WHAT IS NEEDED
Copy out exactly the lines from the one holding "Emit a Python" through the one holding "plt.rcParams['font.family'] = ['Liberation", ends included; omit images.

Records with drawing code
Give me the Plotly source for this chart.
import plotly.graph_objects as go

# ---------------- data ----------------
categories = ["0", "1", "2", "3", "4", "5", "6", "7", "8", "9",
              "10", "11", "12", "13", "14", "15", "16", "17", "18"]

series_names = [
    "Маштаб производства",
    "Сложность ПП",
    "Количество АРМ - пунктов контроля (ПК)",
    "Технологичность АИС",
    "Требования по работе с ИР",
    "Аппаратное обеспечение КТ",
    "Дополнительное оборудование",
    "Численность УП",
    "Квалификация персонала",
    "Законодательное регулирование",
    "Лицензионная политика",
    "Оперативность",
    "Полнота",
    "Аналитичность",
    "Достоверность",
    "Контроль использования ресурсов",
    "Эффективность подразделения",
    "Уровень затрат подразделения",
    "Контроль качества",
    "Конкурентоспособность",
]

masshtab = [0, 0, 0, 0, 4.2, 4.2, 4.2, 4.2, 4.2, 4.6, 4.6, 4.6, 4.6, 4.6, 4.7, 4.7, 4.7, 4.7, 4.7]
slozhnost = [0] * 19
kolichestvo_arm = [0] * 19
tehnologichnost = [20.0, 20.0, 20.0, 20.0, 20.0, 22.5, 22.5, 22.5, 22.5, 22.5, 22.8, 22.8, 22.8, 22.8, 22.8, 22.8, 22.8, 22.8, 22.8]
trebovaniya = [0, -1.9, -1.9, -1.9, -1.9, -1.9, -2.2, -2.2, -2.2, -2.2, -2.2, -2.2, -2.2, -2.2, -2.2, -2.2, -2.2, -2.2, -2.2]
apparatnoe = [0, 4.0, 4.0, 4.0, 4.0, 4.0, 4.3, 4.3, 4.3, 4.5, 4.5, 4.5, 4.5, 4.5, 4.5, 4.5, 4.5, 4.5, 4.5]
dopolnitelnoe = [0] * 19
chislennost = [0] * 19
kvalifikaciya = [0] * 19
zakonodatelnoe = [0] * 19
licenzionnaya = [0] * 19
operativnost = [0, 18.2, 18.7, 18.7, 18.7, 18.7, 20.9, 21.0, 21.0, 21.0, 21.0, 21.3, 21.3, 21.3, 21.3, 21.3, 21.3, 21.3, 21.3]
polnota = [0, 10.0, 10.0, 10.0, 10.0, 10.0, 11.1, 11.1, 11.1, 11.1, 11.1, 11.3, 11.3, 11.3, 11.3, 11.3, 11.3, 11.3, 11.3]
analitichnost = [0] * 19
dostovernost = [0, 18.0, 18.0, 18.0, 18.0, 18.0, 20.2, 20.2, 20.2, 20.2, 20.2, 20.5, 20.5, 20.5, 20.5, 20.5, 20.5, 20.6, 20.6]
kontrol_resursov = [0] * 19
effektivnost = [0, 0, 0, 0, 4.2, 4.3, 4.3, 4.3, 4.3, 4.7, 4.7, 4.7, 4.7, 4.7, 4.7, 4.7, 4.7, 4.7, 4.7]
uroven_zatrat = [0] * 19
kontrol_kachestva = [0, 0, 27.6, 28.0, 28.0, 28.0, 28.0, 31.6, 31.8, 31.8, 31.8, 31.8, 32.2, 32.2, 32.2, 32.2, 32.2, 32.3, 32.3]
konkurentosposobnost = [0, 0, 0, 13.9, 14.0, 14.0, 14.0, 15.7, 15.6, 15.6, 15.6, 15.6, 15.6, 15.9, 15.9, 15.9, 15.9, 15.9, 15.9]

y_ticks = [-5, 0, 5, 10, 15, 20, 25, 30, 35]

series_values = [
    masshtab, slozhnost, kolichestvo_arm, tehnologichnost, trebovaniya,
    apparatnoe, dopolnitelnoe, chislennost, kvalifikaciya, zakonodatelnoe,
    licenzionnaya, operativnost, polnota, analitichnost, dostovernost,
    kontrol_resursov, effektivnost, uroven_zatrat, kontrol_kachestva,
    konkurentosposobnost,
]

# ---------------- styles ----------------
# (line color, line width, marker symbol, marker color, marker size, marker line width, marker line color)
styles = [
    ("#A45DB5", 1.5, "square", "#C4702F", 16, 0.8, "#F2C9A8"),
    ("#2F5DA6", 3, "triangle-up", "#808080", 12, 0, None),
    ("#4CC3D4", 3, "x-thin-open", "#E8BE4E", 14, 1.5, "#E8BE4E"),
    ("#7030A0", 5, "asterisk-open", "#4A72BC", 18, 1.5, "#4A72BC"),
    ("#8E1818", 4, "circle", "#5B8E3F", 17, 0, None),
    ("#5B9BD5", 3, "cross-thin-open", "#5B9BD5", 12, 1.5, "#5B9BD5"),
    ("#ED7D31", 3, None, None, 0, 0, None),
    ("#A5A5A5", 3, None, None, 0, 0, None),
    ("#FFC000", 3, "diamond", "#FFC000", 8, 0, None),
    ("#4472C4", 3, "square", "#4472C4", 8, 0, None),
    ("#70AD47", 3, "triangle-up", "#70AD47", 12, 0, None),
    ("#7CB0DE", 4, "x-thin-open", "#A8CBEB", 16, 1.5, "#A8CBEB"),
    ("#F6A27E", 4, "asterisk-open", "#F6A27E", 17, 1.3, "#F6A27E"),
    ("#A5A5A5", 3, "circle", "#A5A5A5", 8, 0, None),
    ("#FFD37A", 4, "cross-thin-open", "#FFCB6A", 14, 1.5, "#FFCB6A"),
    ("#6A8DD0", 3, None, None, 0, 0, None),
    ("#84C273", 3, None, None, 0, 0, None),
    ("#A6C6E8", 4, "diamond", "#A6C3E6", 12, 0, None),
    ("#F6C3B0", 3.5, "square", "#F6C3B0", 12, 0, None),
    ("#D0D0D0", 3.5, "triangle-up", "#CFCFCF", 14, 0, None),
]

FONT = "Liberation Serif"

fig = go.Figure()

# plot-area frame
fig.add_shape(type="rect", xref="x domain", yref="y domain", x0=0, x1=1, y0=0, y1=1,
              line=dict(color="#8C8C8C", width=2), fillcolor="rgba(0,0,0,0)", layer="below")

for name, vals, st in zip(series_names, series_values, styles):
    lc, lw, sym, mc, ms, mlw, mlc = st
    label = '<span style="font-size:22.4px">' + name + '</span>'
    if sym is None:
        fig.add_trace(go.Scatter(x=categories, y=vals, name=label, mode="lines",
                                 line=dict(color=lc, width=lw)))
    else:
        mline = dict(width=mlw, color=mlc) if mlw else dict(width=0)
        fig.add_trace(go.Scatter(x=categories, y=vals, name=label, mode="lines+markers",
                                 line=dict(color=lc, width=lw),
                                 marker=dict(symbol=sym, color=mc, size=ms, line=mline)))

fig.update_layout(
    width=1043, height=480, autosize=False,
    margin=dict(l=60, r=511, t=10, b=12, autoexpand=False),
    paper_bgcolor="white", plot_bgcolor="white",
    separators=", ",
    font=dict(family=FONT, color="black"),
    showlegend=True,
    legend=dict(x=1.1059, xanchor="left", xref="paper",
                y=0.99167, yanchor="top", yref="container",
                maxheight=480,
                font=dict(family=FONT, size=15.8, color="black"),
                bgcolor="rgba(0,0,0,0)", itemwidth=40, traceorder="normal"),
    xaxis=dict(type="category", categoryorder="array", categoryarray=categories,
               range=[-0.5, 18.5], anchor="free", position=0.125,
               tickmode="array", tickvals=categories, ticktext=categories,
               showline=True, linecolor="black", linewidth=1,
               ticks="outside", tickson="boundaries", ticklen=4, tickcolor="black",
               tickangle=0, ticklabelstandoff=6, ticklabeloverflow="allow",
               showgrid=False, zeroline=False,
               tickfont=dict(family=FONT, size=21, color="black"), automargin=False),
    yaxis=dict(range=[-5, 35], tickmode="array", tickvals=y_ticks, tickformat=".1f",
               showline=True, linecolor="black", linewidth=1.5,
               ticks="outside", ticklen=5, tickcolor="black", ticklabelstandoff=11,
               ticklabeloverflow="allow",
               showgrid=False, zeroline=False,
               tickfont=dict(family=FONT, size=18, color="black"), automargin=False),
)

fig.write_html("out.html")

--

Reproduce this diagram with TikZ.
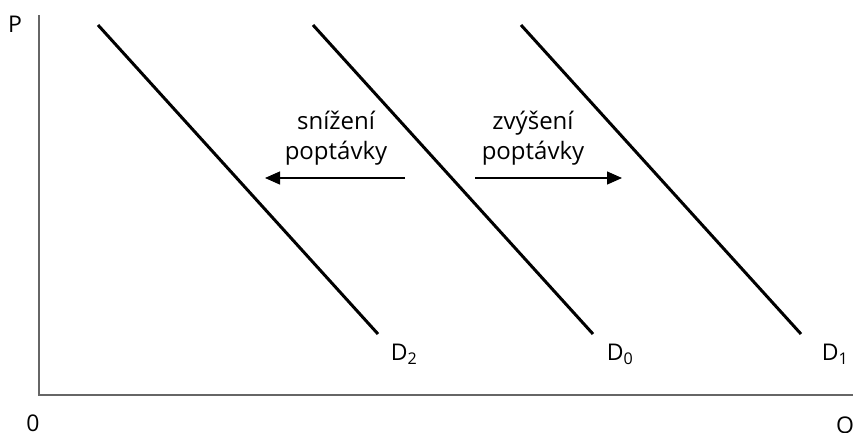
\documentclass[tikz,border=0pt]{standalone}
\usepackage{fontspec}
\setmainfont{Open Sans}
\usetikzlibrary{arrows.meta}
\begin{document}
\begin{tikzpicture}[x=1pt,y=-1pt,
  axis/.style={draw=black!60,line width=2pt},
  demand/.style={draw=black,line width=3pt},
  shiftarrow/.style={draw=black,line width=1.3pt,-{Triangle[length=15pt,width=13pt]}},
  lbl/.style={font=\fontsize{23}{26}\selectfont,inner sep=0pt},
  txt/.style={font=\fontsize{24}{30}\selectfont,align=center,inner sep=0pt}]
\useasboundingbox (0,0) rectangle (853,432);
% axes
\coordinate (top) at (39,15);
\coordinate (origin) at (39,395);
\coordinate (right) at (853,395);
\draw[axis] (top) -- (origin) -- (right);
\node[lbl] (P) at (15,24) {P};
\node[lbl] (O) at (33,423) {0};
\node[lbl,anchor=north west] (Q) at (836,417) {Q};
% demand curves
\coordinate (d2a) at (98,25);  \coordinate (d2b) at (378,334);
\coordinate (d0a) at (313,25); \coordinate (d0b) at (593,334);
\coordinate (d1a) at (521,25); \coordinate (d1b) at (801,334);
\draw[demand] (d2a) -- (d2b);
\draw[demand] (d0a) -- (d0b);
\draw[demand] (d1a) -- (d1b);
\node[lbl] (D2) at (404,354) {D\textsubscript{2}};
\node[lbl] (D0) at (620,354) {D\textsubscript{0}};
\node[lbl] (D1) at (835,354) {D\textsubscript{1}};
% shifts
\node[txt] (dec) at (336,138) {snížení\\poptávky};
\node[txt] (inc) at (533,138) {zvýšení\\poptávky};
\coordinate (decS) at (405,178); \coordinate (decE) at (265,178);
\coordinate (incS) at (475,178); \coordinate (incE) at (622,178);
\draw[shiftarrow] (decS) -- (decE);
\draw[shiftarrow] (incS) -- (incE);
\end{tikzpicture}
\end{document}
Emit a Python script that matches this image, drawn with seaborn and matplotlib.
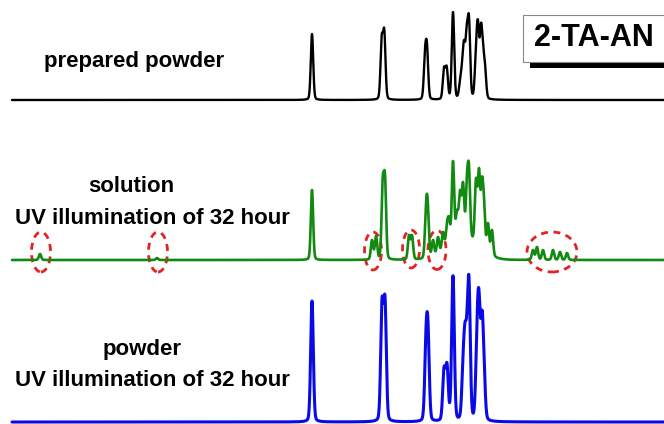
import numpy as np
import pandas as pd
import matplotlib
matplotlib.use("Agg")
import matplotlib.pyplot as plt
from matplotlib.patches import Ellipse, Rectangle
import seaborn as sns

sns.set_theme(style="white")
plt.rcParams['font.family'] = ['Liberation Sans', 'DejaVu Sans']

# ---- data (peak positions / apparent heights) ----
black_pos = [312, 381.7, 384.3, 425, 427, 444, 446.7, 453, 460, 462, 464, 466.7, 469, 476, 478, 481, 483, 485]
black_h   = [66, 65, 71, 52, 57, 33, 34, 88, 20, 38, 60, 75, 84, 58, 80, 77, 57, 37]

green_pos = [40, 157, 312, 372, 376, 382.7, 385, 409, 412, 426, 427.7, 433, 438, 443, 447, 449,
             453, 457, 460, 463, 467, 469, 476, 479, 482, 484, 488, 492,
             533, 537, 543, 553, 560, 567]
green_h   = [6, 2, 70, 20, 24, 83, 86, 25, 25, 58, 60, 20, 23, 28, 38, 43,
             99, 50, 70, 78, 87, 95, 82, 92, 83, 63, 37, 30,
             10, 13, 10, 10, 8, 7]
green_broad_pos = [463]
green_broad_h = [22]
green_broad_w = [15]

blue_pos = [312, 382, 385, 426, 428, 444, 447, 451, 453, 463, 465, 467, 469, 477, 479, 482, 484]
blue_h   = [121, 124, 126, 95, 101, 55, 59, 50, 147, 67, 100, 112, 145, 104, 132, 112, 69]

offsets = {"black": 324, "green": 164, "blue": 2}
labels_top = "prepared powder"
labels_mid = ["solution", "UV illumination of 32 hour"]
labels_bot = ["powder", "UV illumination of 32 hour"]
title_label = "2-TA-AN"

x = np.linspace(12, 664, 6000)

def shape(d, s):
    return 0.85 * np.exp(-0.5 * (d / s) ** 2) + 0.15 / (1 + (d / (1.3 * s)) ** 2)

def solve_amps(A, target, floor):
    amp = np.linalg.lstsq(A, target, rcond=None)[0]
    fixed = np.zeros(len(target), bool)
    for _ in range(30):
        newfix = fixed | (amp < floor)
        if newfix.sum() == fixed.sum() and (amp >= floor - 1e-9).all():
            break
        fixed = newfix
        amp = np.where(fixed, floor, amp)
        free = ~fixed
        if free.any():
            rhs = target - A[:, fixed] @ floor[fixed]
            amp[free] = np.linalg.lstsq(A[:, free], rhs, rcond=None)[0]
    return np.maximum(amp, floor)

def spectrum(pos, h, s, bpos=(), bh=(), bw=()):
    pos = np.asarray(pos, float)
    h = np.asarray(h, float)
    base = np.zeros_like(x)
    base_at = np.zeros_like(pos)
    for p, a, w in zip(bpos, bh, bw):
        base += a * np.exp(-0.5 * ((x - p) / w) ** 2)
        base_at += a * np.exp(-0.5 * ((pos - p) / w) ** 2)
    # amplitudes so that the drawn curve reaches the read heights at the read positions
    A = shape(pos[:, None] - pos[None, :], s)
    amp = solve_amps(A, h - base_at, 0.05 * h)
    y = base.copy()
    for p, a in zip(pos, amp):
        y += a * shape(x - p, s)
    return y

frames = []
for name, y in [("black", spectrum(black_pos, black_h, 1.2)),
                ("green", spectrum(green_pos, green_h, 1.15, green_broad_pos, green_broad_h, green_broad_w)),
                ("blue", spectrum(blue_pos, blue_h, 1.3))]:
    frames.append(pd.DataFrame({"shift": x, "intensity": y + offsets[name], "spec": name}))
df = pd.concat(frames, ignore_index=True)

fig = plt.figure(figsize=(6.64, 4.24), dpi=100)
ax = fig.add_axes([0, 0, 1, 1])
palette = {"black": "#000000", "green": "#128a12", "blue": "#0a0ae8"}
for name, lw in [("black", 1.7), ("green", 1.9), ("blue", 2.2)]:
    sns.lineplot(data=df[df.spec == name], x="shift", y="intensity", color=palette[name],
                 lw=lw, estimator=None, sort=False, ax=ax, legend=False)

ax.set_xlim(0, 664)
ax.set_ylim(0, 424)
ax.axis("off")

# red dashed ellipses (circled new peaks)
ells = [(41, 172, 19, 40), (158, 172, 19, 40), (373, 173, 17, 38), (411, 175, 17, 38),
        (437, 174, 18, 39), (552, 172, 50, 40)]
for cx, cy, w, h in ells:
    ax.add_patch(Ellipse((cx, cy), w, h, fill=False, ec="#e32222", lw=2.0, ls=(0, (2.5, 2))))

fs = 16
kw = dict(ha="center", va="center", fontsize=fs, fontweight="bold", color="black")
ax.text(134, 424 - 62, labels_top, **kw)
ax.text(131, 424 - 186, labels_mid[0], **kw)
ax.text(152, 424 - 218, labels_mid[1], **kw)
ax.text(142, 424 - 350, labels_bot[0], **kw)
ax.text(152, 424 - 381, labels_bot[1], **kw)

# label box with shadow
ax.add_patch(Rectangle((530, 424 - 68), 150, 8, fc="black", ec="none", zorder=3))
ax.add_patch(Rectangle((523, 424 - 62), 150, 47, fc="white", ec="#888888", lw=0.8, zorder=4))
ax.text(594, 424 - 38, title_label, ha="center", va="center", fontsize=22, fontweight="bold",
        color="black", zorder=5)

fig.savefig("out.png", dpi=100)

...

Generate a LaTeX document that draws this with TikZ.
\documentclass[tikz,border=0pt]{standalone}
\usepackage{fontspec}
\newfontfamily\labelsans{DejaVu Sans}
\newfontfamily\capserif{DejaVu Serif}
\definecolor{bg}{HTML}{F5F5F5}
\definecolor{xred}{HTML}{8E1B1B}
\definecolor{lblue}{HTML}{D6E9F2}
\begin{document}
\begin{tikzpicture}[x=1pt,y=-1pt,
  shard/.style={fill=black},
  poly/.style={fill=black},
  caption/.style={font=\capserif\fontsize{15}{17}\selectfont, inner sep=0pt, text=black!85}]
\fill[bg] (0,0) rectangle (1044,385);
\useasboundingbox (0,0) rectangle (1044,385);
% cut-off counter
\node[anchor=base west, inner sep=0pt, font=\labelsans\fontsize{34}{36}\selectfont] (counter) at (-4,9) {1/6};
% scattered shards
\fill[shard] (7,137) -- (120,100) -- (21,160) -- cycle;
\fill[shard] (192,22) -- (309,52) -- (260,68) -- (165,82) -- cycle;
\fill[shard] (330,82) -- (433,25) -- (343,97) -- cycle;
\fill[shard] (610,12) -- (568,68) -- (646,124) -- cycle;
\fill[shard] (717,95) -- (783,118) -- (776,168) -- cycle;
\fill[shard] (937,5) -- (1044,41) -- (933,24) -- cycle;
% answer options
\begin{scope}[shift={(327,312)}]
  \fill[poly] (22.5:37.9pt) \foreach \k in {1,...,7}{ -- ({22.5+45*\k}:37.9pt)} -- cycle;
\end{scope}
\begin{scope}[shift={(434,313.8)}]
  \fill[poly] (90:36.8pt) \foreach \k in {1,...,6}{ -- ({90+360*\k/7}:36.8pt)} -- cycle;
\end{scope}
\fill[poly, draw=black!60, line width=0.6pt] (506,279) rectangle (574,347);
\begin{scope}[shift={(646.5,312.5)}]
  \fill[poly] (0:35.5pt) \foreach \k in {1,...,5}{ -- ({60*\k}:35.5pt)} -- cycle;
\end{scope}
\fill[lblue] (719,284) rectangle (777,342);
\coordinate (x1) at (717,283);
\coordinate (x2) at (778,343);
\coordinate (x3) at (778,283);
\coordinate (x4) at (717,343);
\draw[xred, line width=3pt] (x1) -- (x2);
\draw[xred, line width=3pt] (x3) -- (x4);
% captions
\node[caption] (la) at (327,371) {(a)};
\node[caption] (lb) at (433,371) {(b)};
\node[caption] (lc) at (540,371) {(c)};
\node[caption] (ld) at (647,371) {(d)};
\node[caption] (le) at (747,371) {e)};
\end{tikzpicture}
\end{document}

EXERCISE ANSWER
Emit a Python script that matches this image, drawn with seaborn and matplotlib.
import numpy as np
import pandas as pd
import matplotlib
matplotlib.use("Agg")
import matplotlib.pyplot as plt
from matplotlib.patches import Ellipse, Rectangle
import seaborn as sns

sns.set_theme(style="white")
plt.rcParams['font.family'] = ['Liberation Sans', 'DejaVu Sans']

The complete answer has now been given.